WASHINGTON — The outcome was shocking, but Seattle manager Eric Wedge took a somewhat philosophical view after his Mariners blew a 5-1 lead with two outs in the bottom of the ninth inning and fell 6-5 to Washington.
“Every once in a while, you’re going to get kicked in the teeth l
ike this,” Wedge said of the devastating loss in a game that had been fully controlled by Seattle until the end.
“When you do, you’ve got to pick yourself up, learn from it, shelve it and come back out with a fresh state of mind.”
Wilson Ramos capped the Nationals’ five-run ninth inning with a game-ending three-run homer, lifting them to a dramatic victory over Seattle, whose bullpen wasted a sharp outing from starter Doug Fister, who allowed one run and three hits in eight innings. The right-hander is 0-3 in four June starts despite a 3.60 ERA.
Fister cruised through much of the game, retiring 10 straight after Jayson Werth’s leadoff single in the first. An infield hit by Zimmerman ended the run, but Fister set down the next five batters before Washington got its first real offensive chance.
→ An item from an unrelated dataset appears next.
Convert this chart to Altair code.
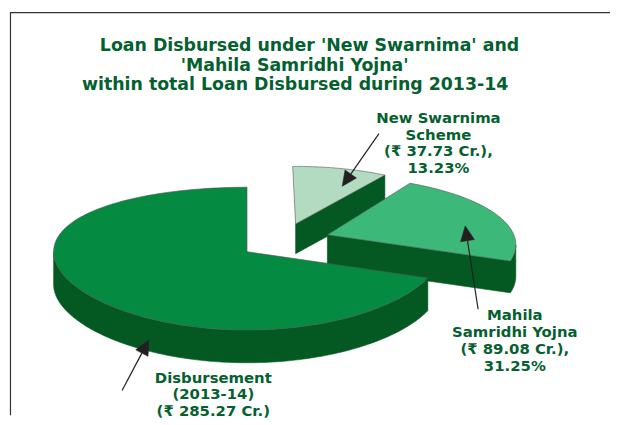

Fister hit Ian Desmond and walked Werth with one out in the sixth, and Bernadina singled in Desmond. Fister quickly ended the jam with a double-play ball from Zimmerman, and the Nationals did not have another baserunner until the ninth inning.
Brandon League replaced Fister for the ninth and Werth reached on a two-base error by first baseman Justin Smoak to begin the inning. Roger Bernadina walked before Ryan Zimmerman hit into a double play, leaving Werth on third.
Jerry Hairston followed with a run-scoring single and Michael Morse reached on a comebacker that hit League in the right leg. League took some practice pitches before he was replaced by David Pauley, who surrendered Danny Espinosa’s hit to set the stage for Ramos.
“I hit that ball pretty good,” said Ramos, who connected on a 1-1 pitch for his sixth homer. “After I hit the ball, I knew that ball was in the stands.”
Ramos threw his arms up almost immediately after the ball left his bat and Pauley (4-1) trudged off the mound.
“It went about 20 feet off his bat and I hopped over the fence. I knew right away,” Werth said. “I didn’t even look to see where it went.”
The rookie catcher’s shot finished the biggest ninth-inning comeback for the Nationals since the team moved to Washington from Montreal in 2005. It also tied the largest ninth-inning comeback in franchise history.
The Nationals ran out of the dugout and waited for Ramos to touch home plate before starting a mass celebration.
“I was pretty excited after I hit that homer,” Ramos said. “That was my first walk-off home run in my career. So when I saw my teammates waiting for me at home plate, I was very, very excited.”
Adam Kennedy had three hits and two RBI for Seattle, which finished with 13 hits. Prized prospect Dustin Ackley also drove in two runs.
Washington starter Livan Hernandez was chased in the fifth inning — his shortest outing of the season — and charged with five runs, four earned, and 10 hits.
Three relievers shut down the Mariners after Hernandez left. Ryan Mattheus and Collin Balester each pitched two innings, and Todd Coffey (3-0) worked the ninth for Washington, which has won nine of 10.
The pitchers who had left the game watched from the clubhouse, where they heard the roar of the crowd before seeing the home run on the televised feed.
“We’re jumping up like we’re 5 years old and won a tee-ball game and we’re getting a sno-cone after,” Balester said. “It’s fun. It shows you what this game is about.”